Here, Twain clearly critiques the overly sentimental work created by women during the time with the use of hyperboles and satire. Due to Emmeline’s obsession over the idea of death, Huck jokes that “she was having a better time in the graveyard.” Nearly comical, Twain states that Emmeline would enjoy her life in death rather than if she was still alive. As Twain exaggerates Emmeline’s  romanticized work, he utilizes hyperbole to satirize the idea of women and their exhaustingly repetitive work of romantic writing. During the 19th century, women’s poetry would excessively equate death and gloomy/dark tones. As Emmeline’s work illustrates similar themes, she fulfills the social norms as a woman during the time.

Ultimately, Twain showcases Emmelines work more as exaggerated rather than sincere to demonstrate his critical view. Once the deceiving “king” decides to join a temperance revival, he manages to make profit upon the crowds naivety by acting as if he was a former pirate changing his ways to become a missionary. Twain critiques the ignorance of the religious people by illustrating how easy it is for them to believe such an overly exaggerated story. The kings use of false anecdote with undertones of greed, allows the readers to ridicule the crowd for being so blind and gullible.

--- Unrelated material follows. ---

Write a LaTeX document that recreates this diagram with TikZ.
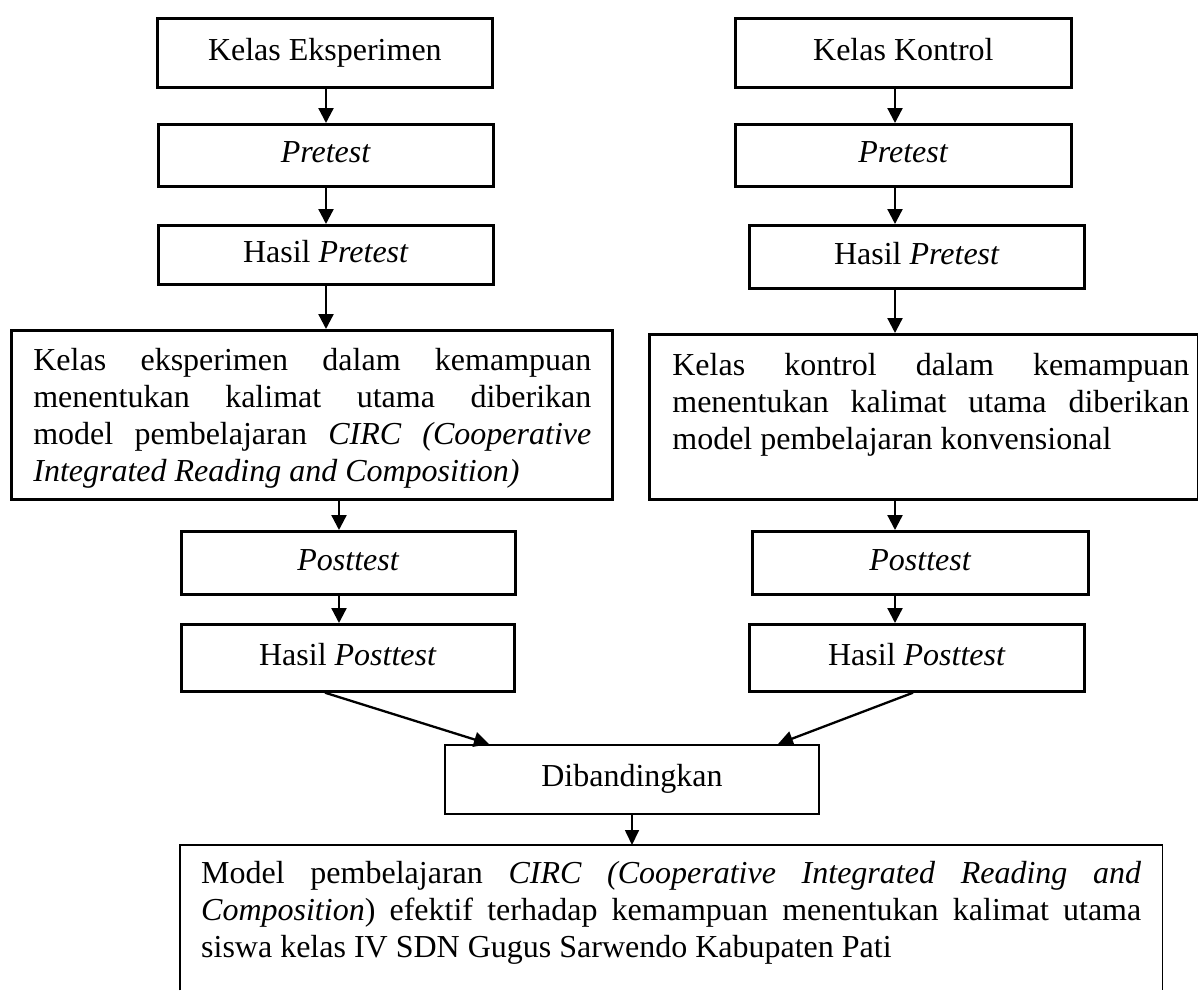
\documentclass[tikz,border=0pt]{standalone}
\usepackage{fontspec}
\setmainfont{Liberation Serif}
\usetikzlibrary{arrows.meta,calc}
\newcommand\myparbox[6]{\hspace*{#1pt}\parbox[c][#4pt][t]{#2pt}{\vspace*{#5pt}\fontsize{32}{37}\selectfont\hyphenpenalty=10000\exhyphenpenalty=10000\noindent #6}\hspace*{#3pt}}
\begin{document}
\begin{tikzpicture}[x=1pt,y=-1pt,
  every node/.style={font=\fontsize{32}{37}\selectfont},
  box/.style={draw, line width=2.7pt, inner sep=0pt, anchor=north west, text height=21.5pt, text depth=7pt},
  thinbox/.style={box, line width=2pt},
  parnode/.style={draw, line width=2.7pt, inner sep=0pt, anchor=north west},
  arr/.style={line width=2.3pt, -{Triangle[width=15pt,length=15pt]}},
  arrthin/.style={line width=1.7pt, -{Triangle[width=14pt,length=15pt]}}]
\useasboundingbox (0,0) rectangle (1198,990);
% left column
\node[box, minimum width=335pt, minimum height=69pt] (l1) at (156,17) {Kelas Eksperimen};
\node[box, minimum width=335pt, minimum height=62pt] (l2) at (157,123) {\textit{Pretest}};
\node[box, minimum width=335pt, minimum height=59pt] (l3) at (157,224) {Hasil \textit{Pretest}};
\node[parnode] (l4) at (10,329) {\myparbox{22}{558}{21}{169}{18}{Kelas eksperimen dalam kemampuan\linebreak menentukan kalimat utama diberikan\linebreak model pembelajaran \textit{CIRC (Cooperative}\linebreak \textit{Integrated Reading and Composition)}}};
\node[box, minimum width=334pt, minimum height=63pt] (l5) at (180,530) {\textit{Posttest}};
\node[box, minimum width=333pt, minimum height=67pt] (l6) at (180,623) {Hasil \textit{Posttest}};
% right column
\node[box, minimum width=336pt, minimum height=69pt] (r1) at (734,17) {Kelas Kontrol};
\node[box, minimum width=336pt, minimum height=62pt] (r2) at (734,123) {\textit{Pretest}};
\node[box, minimum width=335pt, minimum height=63pt] (r3) at (748,224) {Hasil \textit{Pretest}};
\node[parnode] (r4) at (648,333) {\myparbox{23}{517}{9}{165}{19}{Kelas kontrol dalam kemampuan\linebreak menentukan kalimat utama diberikan\linebreak model pembelajaran konvensional}};
\node[box, minimum width=336pt, minimum height=63pt] (r5) at (751,530) {\textit{Posttest}};
\node[box, minimum width=335pt, minimum height=67pt] (r6) at (748,623) {Hasil \textit{Posttest}};
% bottom
\node[thinbox, minimum width=374pt, minimum height=69pt] (dib) at (444,744) {Dibandingkan};
\node[inner sep=0pt, anchor=north west] (fin) at (180,845) {\myparbox{21}{940}{21}{145}{16}{Model pembelajaran \textit{CIRC (Cooperative Integrated Reading and}\linebreak \textit{Composition}) efektif terhadap kemampuan menentukan kalimat utama\linebreak siswa kelas IV SDN Gugus Sarwendo Kabupaten Pati}};
\draw[line width=1.3pt] (fin.south west) -- (fin.north west) -- (fin.north east) -- (fin.south east);
% arrows
\coordinate (lx) at (326,0);
\coordinate (lx2) at (339,0);
\coordinate (rx) at (895,0);
\draw[arr] (l1.south -| lx) -- (l2.north -| lx);
\draw[arr] (l2.south -| lx) -- (l3.north -| lx);
\draw[arr] (l3.south -| lx) -- (l4.north -| lx);
\draw[arr] (l4.south -| lx2) -- (l5.north -| lx2);
\draw[arr] (l5.south -| lx2) -- (l6.north -| lx2);
\draw[arr] (r1.south -| rx) -- (r2.north -| rx);
\draw[arr] (r2.south -| rx) -- (r3.north -| rx);
\draw[arr] (r3.south -| rx) -- (r4.north -| rx);
\draw[arr] (r4.south -| rx) -- (r5.north -| rx);
\draw[arr] (r5.south -| rx) -- (r6.north -| rx);
\draw[arr] ($(l6.south west)+(145,0)$) -- ($(dib.north west)+(45,0)$);
\draw[arr] ($(r6.south west)+(165,0)$) -- ($(dib.north east)+(-42,0)$);
\draw[arrthin] (dib.south) -- (dib.south |- fin.north);
\end{tikzpicture}
\end{document}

  This fraud becomes even more humorous when Huck indicates that “everybody said ‘let him pass the hat around!,’ the preacher too.” It is ironic for someone as wise as a preacher to be foolish enough to agree with his crowd; someone so high in rank should be able to identify the such sinful intentions. As the king exploits the worshippers of their money, Twain exploits them of being so immersed in their faith that they fail to recognize the truth before them. Overall, Twain showcases how easily it is for a group of religious individuals, even a preacher who stands in high rank, to be fooled by such a hoax.When Sherburn, a man who had shot a drunk for a simple insult, returns home with a mob in means to lynch him, he begins to deliver a scolding speech in exploiting them of their cowardness, leaving them completely speechless. Twain criticizes the idea of mob mentality by labeling the mob as cowards who act as if they are powerful. With the appeals to logos, Sherburn brings to attention that the citizens had only tried to take justice after the murder because they had no courage and fear in trying to stop the incident from occurring.

This is what Twain attempts to satirize; when humanity finds an opportunity to grasp upon justice, they only do so if they know there would be no possibility of harm. Through explicit imagery, Sherburn states “you didn’t bring a man with you . . .

and you didn’t come in the dark and fetch your masks.” As Sherburn exposes of the townspeople who try to receive justice of the victim, it is because they have no courage to act upon the situation alone; they come as a mob to hide their true identity, like masks in the dark. Critiquing the mindset of mob mentality, Twain  reassures the audience that rather than acting upon the influence of others, they should act out upon the purpose for themselves.